From: Alan L. Liu (alanliu_at_u.washington.edu)
Date: Wed Nov 05 2003 - 08:27:23 PST
Paper title: Automatic SAT-Compilation of Planning Problems
Authors: Ernst, Millstein, and Weld
Summary: The paper describes a novel way of solving STRIPS planning
problems by using a compiler to encode them to SAT.
Important ideas:
By converting a problem space from one domain to another, one can
exploit the solution algorithms in the new domain that might have no
equivalent in the old domain. In this case, by processing STRIPS
planning problems into SAT, one can benefit from the average
running-time of WalkSAT. The paper shows that it is possible and
feasible to do this conversion automatically.
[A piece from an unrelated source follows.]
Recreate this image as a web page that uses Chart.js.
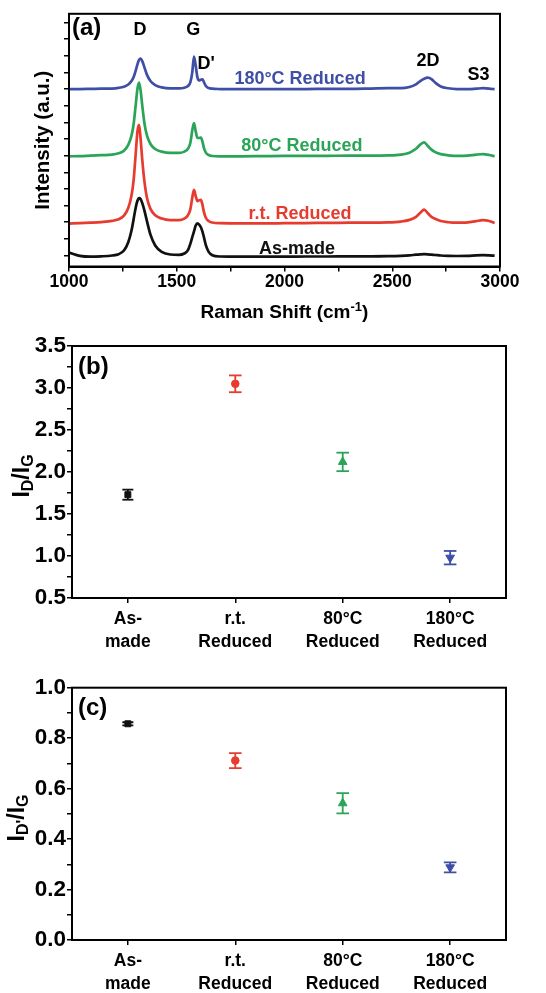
<!DOCTYPE html>
<html>
<head>
<meta charset="utf-8">
<script src="https://cdn.jsdelivr.net/npm/chart.js@4.4.1/dist/chart.umd.min.js"></script>
<style>
  html, body { margin: 0; padding: 0; background: #fff; }
  #figure { position: relative; width: 546px; height: 993px; overflow: hidden; background: #fff; }
  #figure canvas { position: absolute; left: 0; }
</style>
</head>
<body>
<div id="figure">
  <canvas id="ramanChart" width="546" height="330" style="top:0"></canvas>
  <canvas id="ratioDChart" width="546" height="330" style="top:330px"></canvas>
  <canvas id="ratioDPrimeChart" width="546" height="333" style="top:660px"></canvas>
</div>
<script>
'use strict';

// ---- panel (a): Raman spectra, offset for display ----
var ramanShift = [1000, 1050, 1100, 1150, 1200, 1230, 1255, 1275, 1290, 1300,
  1310, 1318, 1325, 1332, 1340, 1350, 1362, 1378, 1400, 1430,
  1470, 1510, 1535, 1552, 1563, 1572, 1580, 1588, 1596, 1604,
  1612, 1619, 1626, 1635, 1648, 1665, 1700, 1800, 1900, 2000,
  2100, 2200, 2300, 2400, 2480, 2540, 2580, 2610, 2630, 2648,
  2665, 2682, 2700, 2725, 2760, 2800, 2850, 2890, 2920, 2950, 2975];

var asMade = [0.18, -0.02, -0.07, -0.05, 0.00, 0.08, 0.30, 0.80, 1.50, 2.20,
  2.90, 3.30, 3.45, 3.40, 3.15, 2.70, 2.05, 1.25, 0.60, 0.22,
  0.06, 0.04, 0.12, 0.32, 0.70, 1.10, 1.45, 1.80, 1.93, 1.86,
  1.70, 1.45, 1.10, 0.62, 0.22, 0.02, -0.06, -0.07, -0.07, -0.07,
  -0.06, -0.06, -0.05, -0.05, -0.04, -0.02, 0.01, 0.05, 0.07, 0.08,
  0.07, 0.05, 0.03, 0.00, -0.02, -0.03, -0.02, 0.01, 0.02, 0.01, -0.01];

var rtReduced = [1.92, 1.94, 1.97, 2.01, 2.08, 2.18, 2.40, 2.85, 3.60, 4.55,
  6.20, 7.50, 7.85, 7.05, 5.75, 4.45, 3.45, 2.80, 2.42, 2.22,
  2.13, 2.13, 2.22, 2.42, 2.77, 3.47, 3.94, 3.57, 3.27, 3.32,
  3.34, 3.07, 2.62, 2.27, 2.07, 1.98, 1.94, 1.93, 1.93, 1.94,
  1.95, 1.96, 1.97, 1.98, 1.99, 2.04, 2.14, 2.32, 2.57, 2.76,
  2.54, 2.32, 2.20, 2.07, 2.00, 1.97, 1.99, 2.07, 2.12, 2.07, 1.95];

var reduced80 = [5.96, 5.97, 6.00, 6.03, 6.06, 6.14, 6.30, 6.65, 7.20, 7.90,
  9.10, 10.05, 10.38, 9.95, 9.00, 7.95, 7.20, 6.70, 6.40, 6.24,
  6.16, 6.16, 6.24, 6.41, 6.76, 7.51, 7.96, 7.46, 7.06, 7.06,
  7.09, 6.86, 6.46, 6.18, 6.04, 5.98, 5.96, 5.96, 5.97, 5.98,
  5.98, 5.99, 6.00, 6.00, 6.01, 6.06, 6.18, 6.41, 6.66, 6.80,
  6.58, 6.36, 6.21, 6.09, 6.02, 5.98, 6.00, 6.06, 6.09, 6.04, 5.96];

var reduced180 = [10.00, 10.00, 10.01, 10.02, 10.03, 10.07, 10.14, 10.27, 10.48, 10.72,
  11.12, 11.50, 11.75, 11.83, 11.68, 11.30, 10.85, 10.48, 10.23, 10.10,
  10.04, 10.04, 10.08, 10.18, 10.40, 11.00, 11.95, 11.40, 10.70, 10.52,
  10.56, 10.58, 10.42, 10.18, 10.06, 10.02, 10.00, 9.99, 9.99, 10.00,
  10.00, 10.01, 10.01, 10.03, 10.05, 10.05, 10.12, 10.28, 10.48, 10.62,
  10.68, 10.60, 10.38, 10.15, 10.05, 10.00, 9.99, 10.02, 10.05, 10.03, 9.99];

// ---- panels (b) and (c): intensity ratios ----
var sampleTicks = [['As-', 'made'], ['r.t.', 'Reduced'], ['80°C', 'Reduced'], ['180°C', 'Reduced']];
var ratioD = [1.73, 3.05, 2.12, 0.98];
var ratioDErr = [0.06, 0.10, 0.11, 0.08];
var ratioDPrime = [0.857, 0.711, 0.542, 0.288];
var ratioDPrimeErr = [0.006, 0.030, 0.040, 0.020];

var FONT = "'Liberation Sans', Arial, Helvetica, sans-serif";
var BLACK = '#111111';
var RED = '#e63b2e';
var GREEN = '#2aa457';
var BLUE = '#3f4ea6';
var sampleColors = [BLACK, RED, GREEN, BLUE];

Chart.defaults.font.family = FONT;
Chart.defaults.font.weight = 'bold';
Chart.defaults.font.size = 18;
Chart.defaults.color = '#000';
Chart.defaults.animation = false;

// text with sub/superscript runs, drawn centred on (x, y)
function richText(ctx, runs, x, y, color, rotation, align) {
  ctx.save();
  ctx.translate(x, y);
  if (rotation) ctx.rotate(rotation);
  ctx.fillStyle = color || '#000';
  ctx.textBaseline = 'alphabetic';
  ctx.textAlign = 'left';
  var widths = runs.map(function (r) {
    ctx.font = 'bold ' + r.size + 'px ' + FONT;
    return ctx.measureText(r.text).width;
  });
  var total = widths.reduce(function (a, b) { return a + b; }, 0);
  var cx = align === 'left' ? 0 : -total / 2;
  var base = runs[0].size * 0.36;
  runs.forEach(function (r, i) {
    ctx.font = 'bold ' + r.size + 'px ' + FONT;
    ctx.fillText(r.text, cx, base + (r.dy || 0));
    cx += widths[i];
  });
  ctx.restore();
}

var figureText = {
  id: 'figureText',
  afterDatasetsDraw: function (chart, args, opts) {
    var ctx = chart.ctx;
    var area = chart.chartArea;
    ctx.save();
    ctx.strokeStyle = '#000';
    ctx.lineWidth = 2;
    ctx.strokeRect(area.left, area.top, area.right - area.left, area.bottom - area.top);
    ctx.restore();
    (opts.items || []).forEach(function (item) {
      var p;
      if (item.value) {
        p = [chart.scales.x.getPixelForValue(item.value[0]), chart.scales.y.getPixelForValue(item.value[1])];
      } else {
        p = item.at(area);
      }
      richText(ctx, item.runs, p[0], p[1], item.color, item.rotation, item.align);
    });
  }
};

function t(text, size) { return [{ text: text, size: size || 18 }]; }

function fixedScale(size, horizontal) {
  return function (scale) {
    if (horizontal) scale.height = size; else scale.width = size;
  };
}

function axisGrid() {
  return { drawOnChartArea: false, drawTicks: true, tickLength: 5, color: '#000', lineWidth: 1.5 };
}

// ---- (a) ----
var spectra = [
  { label: 'As-made', y: asMade, color: BLACK },
  { label: 'r.t. Reduced', y: rtReduced, color: RED },
  { label: '80°C Reduced', y: reduced80, color: GREEN },
  { label: '180°C Reduced', y: reduced180, color: BLUE }
];

new Chart(document.getElementById('ramanChart'), {
  type: 'scatter',
  data: {
    datasets: spectra.map(function (s) {
      return {
        label: s.label,
        data: ramanShift.map(function (x, i) { return { x: x, y: s.y[i] }; }),
        showLine: true,
        borderColor: s.color,
        borderWidth: 2.7,
        pointRadius: 0,
        cubicInterpolationMode: 'monotone'
      };
    })
  },
  options: {
    responsive: false,
    layout: { padding: { left: 0, top: 12.5, right: 46, bottom: 0 } },
    plugins: {
      legend: { display: false },
      tooltip: { enabled: false },
      figureText: {
        items: [
          { runs: t('D'), value: [1330, 13.64] },
          { runs: t('G'), value: [1577, 13.64] },
          { runs: t("D'"), value: [1636, 11.57] },
          { runs: t('2D'), value: [2666, 11.77] },
          { runs: t('S3'), value: [2900, 10.92] },
          { runs: t('180°C Reduced'), value: [2072, 10.72], color: BLUE },
          { runs: t('80°C Reduced'), value: [2081, 6.66], color: GREEN },
          { runs: t('r.t. Reduced'), value: [2072, 2.6], color: RED },
          { runs: t('As-made'), value: [2058, 0.5], color: BLACK },
          { runs: t('(a)', 24), at: function (a) { return [a.left + 3, a.top + 12.5]; }, align: 'left' },
          { runs: t('Intensity (a.u.)', 20.5), at: function (a) { return [42, (a.top + a.bottom) / 2]; }, rotation: -Math.PI / 2 },
          { runs: [{ text: 'Raman Shift (cm', size: 19 }, { text: '-1', size: 13, dy: -7 }, { text: ')', size: 19 }],
            at: function (a) { return [(a.left + a.right) / 2, 311]; } }
        ]
      }
    },
    scales: {
      x: {
        type: 'linear', min: 1000, max: 3000,
        afterFit: fixedScale(63.5, true),
        grid: axisGrid(),
        border: { color: '#000', width: 2 },
        ticks: {
          stepSize: 250, autoSkip: false, maxRotation: 0, padding: 2,
          font: { size: 17.5, weight: 'bold', lineHeight: 1 },
          callback: function (v) { return v % 500 === 0 ? String(v) : ''; }
        }
      },
      y: {
        type: 'linear', min: -0.66, max: 14.52,
        afterFit: fixedScale(69, false),
        grid: axisGrid(),
        border: { color: '#000', width: 2 },
        ticks: { stepSize: 1, includeBounds: false, autoSkip: false, callback: function () { return ''; } }
      }
    }
  },
  plugins: [figureText]
});

// ---- (b) and (c) ----
function ratioChart(canvasId, values, errors, yMin, yMax, yStep, labelEvery, padTop, xHeight, titleRuns, titleX, titleY, panel) {
  var datasets = values.map(function (v, i) {
    return {
      data: [{ x: i + 1, y: v - errors[i] }, { x: i + 1, y: v + errors[i] }],
      showLine: true,
      borderColor: sampleColors[i],
      borderWidth: 1.8,
      pointStyle: 'line',
      pointRadius: i === 0 ? 5.5 : 6.3,
      pointBorderColor: sampleColors[i],
      pointBorderWidth: 1.8,
      pointHoverRadius: 0
    };
  });
  datasets.push({
    data: values.map(function (v, i) { return { x: i + 1, y: v }; }),
    pointStyle: ['rect', 'circle', 'triangle', 'triangle'],
    pointRotation: [0, 0, 0, 180],
    pointRadius: [4.2, 3.8, 5, 5],
    pointBackgroundColor: sampleColors,
    pointBorderColor: sampleColors,
    pointBorderWidth: 1
  });

  return new Chart(document.getElementById(canvasId), {
    type: 'scatter',
    data: { datasets: datasets },
    options: {
      responsive: false,
      layout: { padding: { left: 0, top: padTop, right: 40, bottom: 0 } },
      plugins: {
        legend: { display: false },
        tooltip: { enabled: false },
        figureText: {
          items: [
            { runs: t(panel, 24), at: function (a) { return [a.left + 6, a.top + 19]; }, align: 'left' },
            { runs: titleRuns, at: function () { return [titleX, titleY]; }, rotation: -Math.PI / 2 }
          ]
        }
      },
      scales: {
        x: {
          type: 'linear', min: 0.48, max: 4.52,
          afterFit: fixedScale(xHeight, true),
          grid: axisGrid(),
          border: { color: '#000', width: 2 },
          ticks: {
            stepSize: 1, includeBounds: false, autoSkip: false, maxRotation: 0, padding: 5,
            font: { size: 17.5, weight: 'bold', lineHeight: 1.3 },
            callback: function (v) { return Number.isInteger(v) ? sampleTicks[v - 1] : ''; }
          }
        },
        y: {
          type: 'linear', min: yMin, max: yMax,
          afterFit: fixedScale(72, false),
          grid: axisGrid(),
          border: { color: '#000', width: 2 },
          ticks: {
            stepSize: yStep, autoSkip: false, padding: 1,
            font: { size: 22.5, weight: 'bold' },
            callback: function (v) {
              var k = Math.round(v / yStep);
              return k % labelEvery === 0 ? v.toFixed(1) : '';
            }
          }
        }
      }
    },
    plugins: [figureText]
  });
}

ratioChart('ratioDChart', ratioD, ratioDErr, 0.5, 3.5, 0.25, 2, 16, 62,
  [{ text: 'I', size: 23 }, { text: 'D', size: 16, dy: 4 }, { text: '/I', size: 23 }, { text: 'G', size: 16, dy: 4 }],
  21, 146, '(b)');

ratioChart('ratioDPrimeChart', ratioDPrime, ratioDPrimeErr, 0, 1, 0.1, 2, 27.7, 53,
  [{ text: 'I', size: 23 }, { text: "D'", size: 16, dy: 4 }, { text: '/I', size: 23 }, { text: 'G', size: 16, dy: 4 }],
  16, 158, '(c)');
</script>
</body>
</html>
Another important idea is the idea of testing experimental variables. In
this case, the authors compare 8 different encodings, examining the
speed at which they were solved, and gleaned insight on some properties
that affect the solving speed.
Flaws:
In the introduction, there is a tantalizing bit about how this could
make the "world's fastest STRIPS-style planner." However, the paper
makes no mention of other state-of-the-art planning methods, so there is
no way to compare.
I may have missed it, but what kind of running time does the compiler
take (although I assume it's polynomial to some factor of the problem
definition).
Future directions:
Could this technique of conversion to SAT be used to make fast methods
for other domains, besides planning? What other optimizations can be
done to make the compiler output even faster (the paper says that Kauthz
and Selman were able to hand-craft SAT encodings that were roughly half
the size, so there's an achievable goal right there)?